The original book and both movies are thinly veiled fictional narratives that teach an odd theological concept: dispensationalism. This is a fundamentalist Christian belief with an eschatological worldview. It emerged in the early 19th century from a small Protestant Christian sect in England called The Plymouth Brethren and spread throughout the United States in popular and religious culture. It is not a Catholic Christian teaching or understanding of the Scriptures. But because the concept is derived from the Book of Revelation, it provides much fodder for engaging the visual imagination and engendering fear.

I asked Barbara Murphy, a former RCIA director with a master's degree in theology, to write about dispensationalism for this review. I know many Catholics who have read all the Left Behind books and seen the films and believe that they convey Catholic teaching. This is not so.

The first indication that dispensationalism is not Catholic is its dependence almost exclusively on the Book of Revelation as the framework for its vision of the final judgment. The Catholic church turns to Jesus in the Gospels, the letters of Paul and the church, the prophets, and the wisdom of the ecumenical councils to describe mystery beyond our conception.

The premillennial worldview proposed by dispensationalism makes the claim that before Christ's thousand-year reign, there will be the rapture, when the holy ones will be snatched or caught up in the air while those left behind suffer God's wrath. The church is amillennial. She sees the unfolding of revelation taking place in the world while at the same time we wait in expectation. "The Lord will come like a thief in the night" (1 Thessalonians 5:2-4). Jesus tells us that if we are prepared in faith, we won't be found wanting like the lazy servant (Luke 12:45-46).
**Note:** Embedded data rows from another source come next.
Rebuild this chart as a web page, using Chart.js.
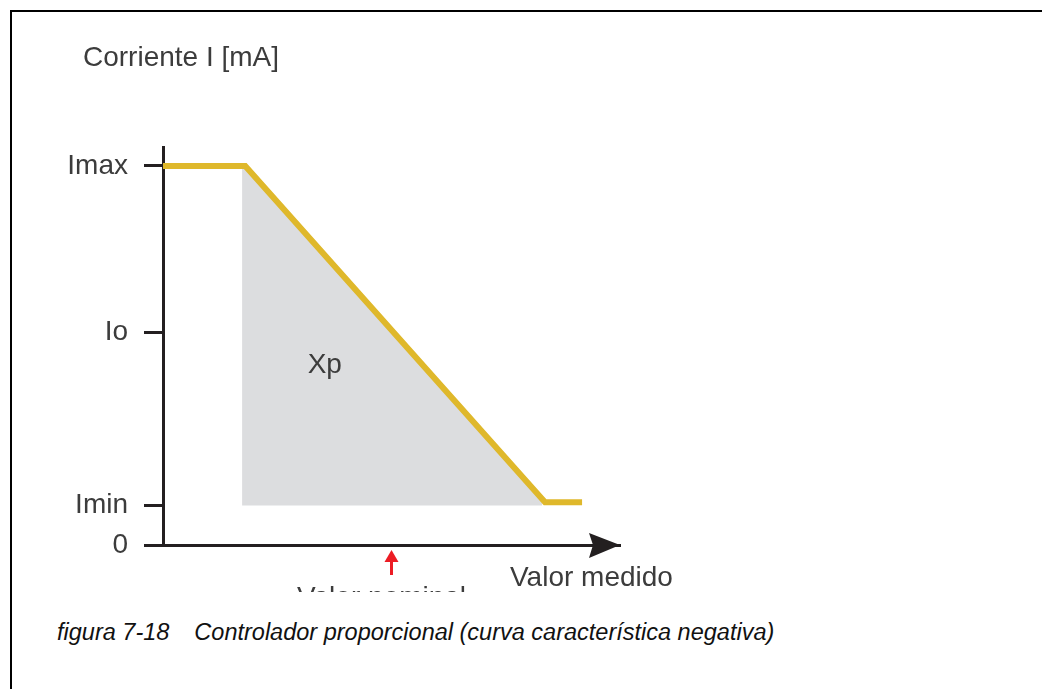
<!DOCTYPE html>
<html>
<head>
<meta charset="utf-8">
<script src="https://cdn.jsdelivr.net/npm/chart.js@4.4.1/dist/chart.umd.min.js"></script>
<style>
    body { margin: 0; background: #fff; }
    #page { position: relative; width: 1042px; height: 689px; overflow: hidden; }
    .rule { position: absolute; background: #000; }
    #chart { position: absolute; left: 0; top: 0; }
    .caption {
        position: absolute; left: 57px; top: 619px;
        font: italic 23.5px/26px "Liberation Sans", Arial, sans-serif;
        color: #111; white-space: pre;
    }
    .caption span + span { margin-left: 25px; }
</style>
</head>
<body>
<div id="page">
    <div class="rule" style="left:10px; top:10px; width:1032px; height:2px;"></div>
    <div class="rule" style="left:10px; top:10px; width:2px; height:679px;"></div>
    <canvas id="chart" width="1042" height="592"></canvas>
    <div class="caption"><span>figura 7-18</span><span>Controlador proporcional (curva característica negativa)</span></div>
</div>
<script>
// curva característica: corriente frente a valor medido
const curveX = [0, 18, 83.6, 91.7];
const curveY = [100, 100, 11.3, 11.3];
// banda proporcional Xp (zona gris bajo la pendiente)
const bandX = [17.3, 18, 83.0];
const bandY = [100, 100, 12.1];
const bandBase = 10.4;

const tickValues = [0, 10.4, 56, 100];
const tickLabels = ['0', 'Imin', 'Io', 'Imax'];
const nominalValue = 50;

const FONT = '"Liberation Sans", Arial, sans-serif';
const axisColor = '#231f20';
const textColor = '#3c3c3c';

Chart.defaults.font.family = FONT;

// flechas y rótulos que no son parte de las escalas
const decorations = {
    id: 'decorations',
    afterDraw(chart) {
        const { ctx, chartArea, scales: { x, y } } = chart;
        const right = chartArea.right;
        const bottom = chartArea.bottom;
        ctx.save();

        // punta de flecha del eje de valor medido
        ctx.fillStyle = axisColor;
        ctx.beginPath();
        ctx.moveTo(right, bottom);
        ctx.lineTo(right - 31, bottom - 12);
        ctx.lineTo(right - 27, bottom);
        ctx.lineTo(right - 31, bottom + 13);
        ctx.closePath();
        ctx.fill();

        // flecha roja del valor nominal
        const nx = x.getPixelForValue(nominalValue);
        ctx.fillStyle = '#ec1c24';
        ctx.beginPath();
        ctx.moveTo(nx, bottom + 5);
        ctx.lineTo(nx - 7, bottom + 17);
        ctx.lineTo(nx + 7, bottom + 17);
        ctx.closePath();
        ctx.fill();
        ctx.fillRect(nx - 1.5, bottom + 16, 3, 14);

        ctx.fillStyle = textColor;
        ctx.font = '28px ' + FONT;
        ctx.textBaseline = 'alphabetic';

        ctx.textAlign = 'left';
        ctx.fillText('Corriente I [mA]', 83, 66);
        ctx.fillText('Valor medido', right - 110, bottom + 41);

        ctx.textAlign = 'center';
        ctx.fillText('Xp', x.getPixelForValue(35.4), y.getPixelForValue(45.4));
        // queda cortado por el borde inferior del lienzo
        ctx.fillText('Valor nominal', nx - 10, bottom + 61);

        ctx.restore();
    }
};

const ctx = document.getElementById('chart').getContext('2d');
const chart = new Chart(ctx, {
    type: 'line',
    data: {
        datasets: [{
            label: 'I',
            data: curveX.map((v, i) => ({ x: v, y: curveY[i] })),
            borderColor: '#dfb82b',
            borderWidth: 6,
            borderJoinStyle: 'miter',
            borderCapStyle: 'butt',
            pointRadius: 0,
            tension: 0,
            fill: false
        }, {
            label: 'Xp',
            data: bandX.map((v, i) => ({ x: v, y: bandY[i] })),
            borderWidth: 0,
            pointRadius: 0,
            backgroundColor: '#dcdddf',
            fill: { value: bandBase }
        }]
    },
    options: {
        responsive: false,
        animation: false,
        layout: {
            padding: { left: 0, top: 147, right: 422, bottom: 47 }
        },
        plugins: {
            legend: { display: false },
            tooltip: { enabled: false }
        },
        scales: {
            x: {
                type: 'linear',
                min: 0,
                max: 100,
                ticks: { display: false },
                grid: { display: false },
                border: { color: axisColor, width: 3 },
                afterFit(scale) { scale.height = 0; }
            },
            y: {
                min: 0,
                max: 105,
                afterBuildTicks(scale) {
                    scale.ticks = tickValues.map(v => ({ value: v }));
                },
                afterFit(scale) { scale.width = 163; },
                ticks: {
                    color: textColor,
                    font: { size: 28 },
                    padding: 16,
                    callback: (value, index) => tickLabels[index]
                },
                grid: {
                    drawOnChartArea: false,
                    tickLength: 19,
                    lineWidth: 3,
                    color: axisColor
                },
                border: { color: axisColor, width: 3 }
            }
        }
    },
    plugins: [decorations]
});
</script>
</body>
</html>
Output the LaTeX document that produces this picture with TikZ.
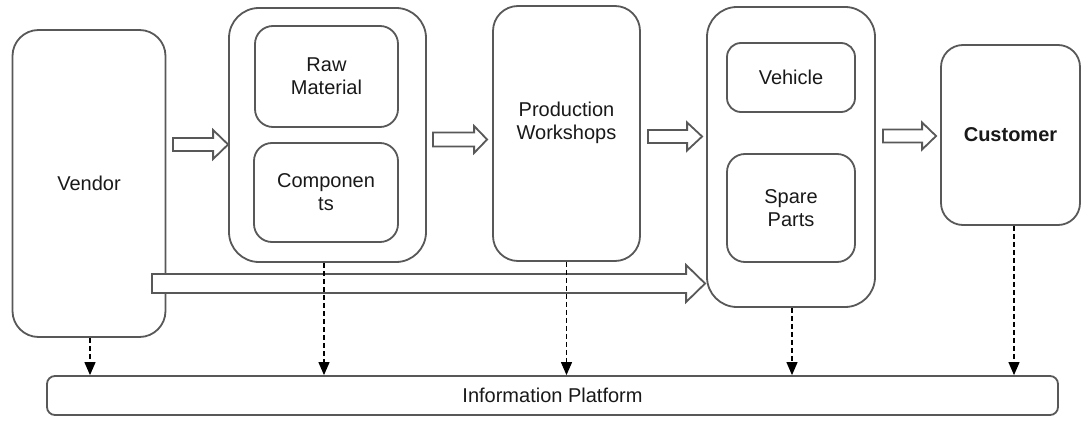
\documentclass[tikz,border=0pt]{standalone}
\usepackage{fontspec}
\setmainfont{Liberation Sans}
\usetikzlibrary{arrows.meta,calc}
\definecolor{linegray}{RGB}{88,88,88}
\definecolor{txtcol}{RGB}{25,25,25}
\newcommand\hollowarrow[5]{%
  \draw[blockarrow] ($(#1)+(0,#3)$) -- ($(#2)+(-#5,#3)$) -- ($(#2)+(-#5,#4)$) -- (#2)
    -- ($(#2)+(-#5,-#4)$) -- ($(#2)+(-#5,-#3)$) -- ($(#1)+(0,-#3)$) -- cycle;}
\begin{document}
\begin{tikzpicture}[x=1pt,y=-1pt,
  box/.style={draw=linegray,line width=1.8pt,fill=white,rectangle,inner sep=0pt,
    align=center,text=txtcol,font=\fontsize{20}{23}\selectfont},
  blockarrow/.style={draw=linegray,line width=1.8pt,fill=white,line join=miter},
  dasharrow/.style={draw=black,line width=1.2pt,dash pattern=on 5pt off 3pt,
    -{Triangle[length=13pt,width=11pt]}},
  txt/.style={inner sep=0pt,align=center,text=txtcol,font=\fontsize{20}{23}\selectfont}]
\useasboundingbox (0,0) rectangle (1082,425);

\node[box,minimum width=153pt,minimum height=307pt,rounded corners=26pt] (vendor) at (89,183.5) {Vendor};
\node[box,minimum width=197pt,minimum height=254pt,rounded corners=30pt] (g1) at (327.5,135) {};
\node[box,minimum width=143pt,minimum height=101pt,rounded corners=18pt] (raw) at (326.5,76.5) {Raw\\Material};
\node[box,minimum width=144pt,minimum height=99pt,rounded corners=18pt] (comp) at (326,192.5) {Componen\\ts};
\node[box,minimum width=147pt,minimum height=255pt,rounded corners=25pt] (prod) at (566.5,133.5) {};
\node[txt] (prodtxt) at ([yshift=11pt]prod.center) {Production\\Workshops};
\node[box,minimum width=168pt,minimum height=300pt,rounded corners=30pt] (g2) at (791,157) {};
\node[box,minimum width=128pt,minimum height=69pt,rounded corners=14pt] (veh) at (791,77.5) {Vehicle};
\node[box,minimum width=128pt,minimum height=108pt,rounded corners=18pt] (spare) at (791,208) {Spare\\Parts};
\node[box,minimum width=139pt,minimum height=180pt,rounded corners=22pt,font=\fontsize{20}{23}\selectfont\bfseries] (cust) at (1010.5,135) {Customer};
\node[box,minimum width=1011pt,minimum height=39pt,rounded corners=8pt] (info) at (552.5,395.5) {Information Platform};

% horizontal levels of the block arrows
\coordinate (ya) at (0,144.5);
\coordinate (yb) at (0,139.5);
\coordinate (yc) at (0,136.5);
\coordinate (yd) at (0,136);
\coordinate (ye) at (0,283.5);

\coordinate (a1s) at ([xshift=6.5pt]vendor.east |- ya);
\coordinate (a1e) at (g1.west |- ya);
\coordinate (a2s) at ([xshift=6pt]g1.east |- yb);
\coordinate (a2e) at ([xshift=-5pt]prod.west |- yb);
\coordinate (a3s) at ([xshift=7pt]prod.east |- yc);
\coordinate (a3e) at ([xshift=-4pt]g2.west |- yc);
\coordinate (a4s) at ([xshift=7pt]g2.east |- yd);
\coordinate (a4e) at ([xshift=-4pt]cust.west |- yd);
\coordinate (a5s) at ([xshift=-14.5pt]vendor.east |- ye);
\coordinate (a5e) at ([xshift=-1pt]g2.west |- ye);

\hollowarrow{a1s}{a1e}{6.5}{14.5}{15}
\hollowarrow{a2s}{a2e}{7}{13.5}{13}
\hollowarrow{a3s}{a3e}{6.5}{14}{15}
\hollowarrow{a4s}{a4e}{6.5}{13.5}{14}
\hollowarrow{a5s}{a5e}{9.5}{18.5}{19}

\draw[dasharrow] ([xshift=1pt]vendor.south) -- ([xshift=1pt]vendor.south |- info.north);
\draw[dasharrow] ([xshift=-3.5pt]g1.south) -- ([xshift=-3.5pt]g1.south |- info.north);
\draw[dasharrow] (prod.south) -- (prod.south |- info.north);
\draw[dasharrow] ([xshift=1pt]g2.south) -- ([xshift=1pt]g2.south |- info.north);
\draw[dasharrow] ([xshift=3.5pt]cust.south) -- ([xshift=3.5pt]cust.south |- info.north);
\end{tikzpicture}
\end{document}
Eschatological or fundamentalist evangelical Christians who share this worldview believe they are charged with ushering in the second coming and final judgment and make themselves instruments of Armageddon. The Catholic church teaches that no one but the Father knows the day and the hour (Matthew 24:36). We are not asked to intervene in order to bring the battle on, but to live a life of faith and trust in Jesus Christ.

Dispensationalism finds its justification in numbers. It counts time and breaks it into epochs or dispensations. Time is literal and subject to human calculation. For Catholics, God flows through the Scriptural numbers. They stand for the passage of kingdoms and empires, of suffering and wonder, not fixed in linear time. The church's understanding of the transcendent nature of revelation asks us, whose time are we counting?

Dispensationalism sees the thousand-year reign of Christ as an earthly reality. The church teaches that the greatest deception of the antichrist is the claim that the messianic promise is realized in history. Rather, it is realized beyond history. Jesus consistently rejected the human understanding of his messianic role.

Dispensationalism envisions the new heaven and new Earth as the earthly city of Jerusalem. The church understands that reality changes when heaven and Earth are one. As we will be changed at our resurrection, so too will the world. The Book of Revelation speaks of God walking with us in the city as he did in the garden (Revelation 21:3). In the final resurrection, we return to God no longer children, but adults who know about good and evil and have chosen the better part.

Dispensationalism concerns itself with the physical reality of the revelation John received at Patmos. The Catholic church sees beyond the prophetic experience into the life of Jesus. It is there where we are lifted up to be with him in spirit and in truth.

In the rush to flood the movie market with lucrative "Christian" faith and family-friendly films, filmmakers really need to up their game and create art with good writing, compelling stories, and brilliant actors. These kinds of film are spiritual pablum that are derivative and comfort the comfortable. Informed Catholics will not find much that resonates in "Left Behind." And one would hope that despite the $6.3 million this film made on opening weekend, audiences would be more demanding of the movies for which they are willing to spend $10 to $12 per ticket. If you find yourself lost after watching "Left Behind" know you are not alone.